Peaky Blinders. Je suis très en retard à la fête, ça faisait des siècles que je voulais me lancer après en avoir régulièrement entendu le plus grand bien, mais j’ai eu beaucoup de mal à rentrer dans les deux premiers épisodes, très arides. J’ai rien contre les reconstitutions historiques, mais je suis pas expert du Burmingham de l’entre-deux guerres, et la série n’a manifestement aucune pitié pour ceux qui n’ont pas fait leurs recherches.

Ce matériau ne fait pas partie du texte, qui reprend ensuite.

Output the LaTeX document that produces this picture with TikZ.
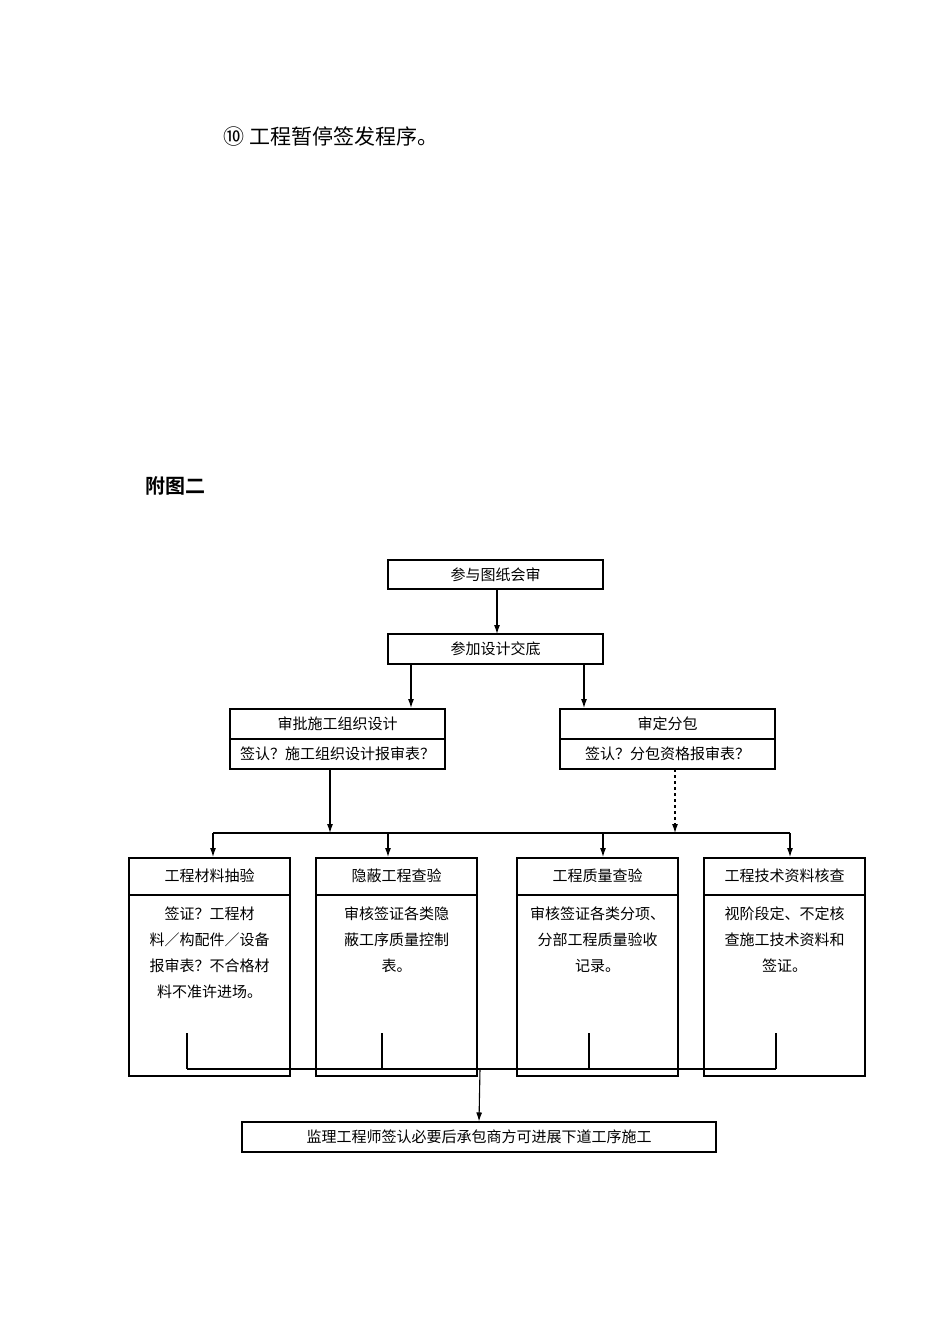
\documentclass[tikz,border=0pt]{standalone}
\usepackage{fontspec}
\newfontfamily\cjk{Noto Sans CJK SC}
\newfontfamily\cjkb{Noto Sans CJK SC Bold}
\begin{document}
\begin{tikzpicture}[x=1pt,y=-1pt,line width=1.1pt,
  bx/.style={draw,rectangle,inner sep=0pt,font=\cjk\fontsize{15}{18}\selectfont},
  tx/.style={font=\cjk\fontsize{15}{26}\selectfont,align=center,text width=145pt,anchor=north},
  ar/.style={-{Latex[length=9pt,width=6pt]}},
]
\usetikzlibrary{arrows.meta}
\useasboundingbox (0,0) rectangle (950,1344);
\node[anchor=west,font=\cjk\fontsize{21}{24}\selectfont] (h1) at (220,137) {⑩ 工程暂停签发程序。};
\node[anchor=west,font=\cjkb\fontsize{20}{24}\selectfont] (h2) at (142,486) {附图二};
\node[bx,minimum width=215pt,minimum height=29pt] (a) at (495.5,574.5) {参与图纸会审};
\node[bx,minimum width=215pt,minimum height=30pt] (b) at (495.5,649) {参加设计交底};
\draw[ar] (497,589) -- (497,634);
% left / right boxes
\draw (230,709) rectangle (445,769); \draw (230,739) -- (445,739);
\node[font=\cjk\fontsize{15}{18}\selectfont] (l1) at (337.5,724) {审批施工组织设计};
\node[font=\cjk\fontsize{15}{18}\selectfont] (l2) at (337.5,754) {签认？施工组织设计报审表？};
\draw (560,709) rectangle (775,769); \draw (560,739) -- (775,739);
\node[font=\cjk\fontsize{15}{18}\selectfont] (r1) at (667.5,724) {审定分包};
\node[font=\cjk\fontsize{15}{18}\selectfont] (r2) at (667.5,754) {签认？分包资格报审表？};
\draw[ar] (411,664) -- (411,708);
\draw[ar] (584,664) -- (584,708);
\draw[ar] (330,769) -- (330,833);
\draw[ar,dashed] (675,769) -- (675,833);
\draw (213,833) -- (790,833);
\foreach \x in {213,388,603,790} \draw[ar] (\x,833) -- (\x,857);
% four boxes
\foreach \x/\t/\d in {129/工程材料抽验/{签证？工程材\\料／构配件／设备\\报审表？不合格材\\料不准许进场。},
  316/隐蔽工程查验/{审核签证各类隐\\蔽工序质量控制\\表。},
  517/工程质量查验/{审核签证各类分项、\\分部工程质量验收\\记录。},
  704/工程技术资料核查/{视阶段定、不定核\\查施工技术资料和\\签证。}}{
  \draw (\x,858) rectangle ({\x+161},1076);
  \draw (\x,895) -- ({\x+161},895);
  \node[font=\cjk\fontsize{15}{18}\selectfont] at ({\x+80.5},876) {\t};
  \node[tx] at ({\x+80.5},903) {\d};
}
\draw (187,1069) -- (776,1069);
\foreach \x in {187,382,589,776} \draw (\x,1033) -- (\x,1069);
\node[bx,minimum width=474pt,minimum height=30pt] (c) at (479,1137) {监理工程师签认必要后承包商方可进展下道工序施工};
\draw[ar] (480,1069) -- (c.north);
\end{tikzpicture}
\end{document}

Par contre, une fois qu’on rentre dedans, pfioupfioupfiou, quelle démonstration ! La photo est à tomber par terre, avec des compositions, des cadrages, des jeux de lumière et d’atmosphère à en pleurer de puissance ; un jeu d’acteur redoutable ; une ambiance poissarde à souhait ; des dialogues écrits au cordeau malgré quelques petites facilités scénaristiques, et à chaque regard caméra Cillian Murphy me fait douter de ma sexualité. J’en suis qu’à la fin de la saison 1, je savoure comme il se doit comme un bon whisky irlandais bien tourbé, en priant pour que la suite soit du même tonneau (vous l’avez ?).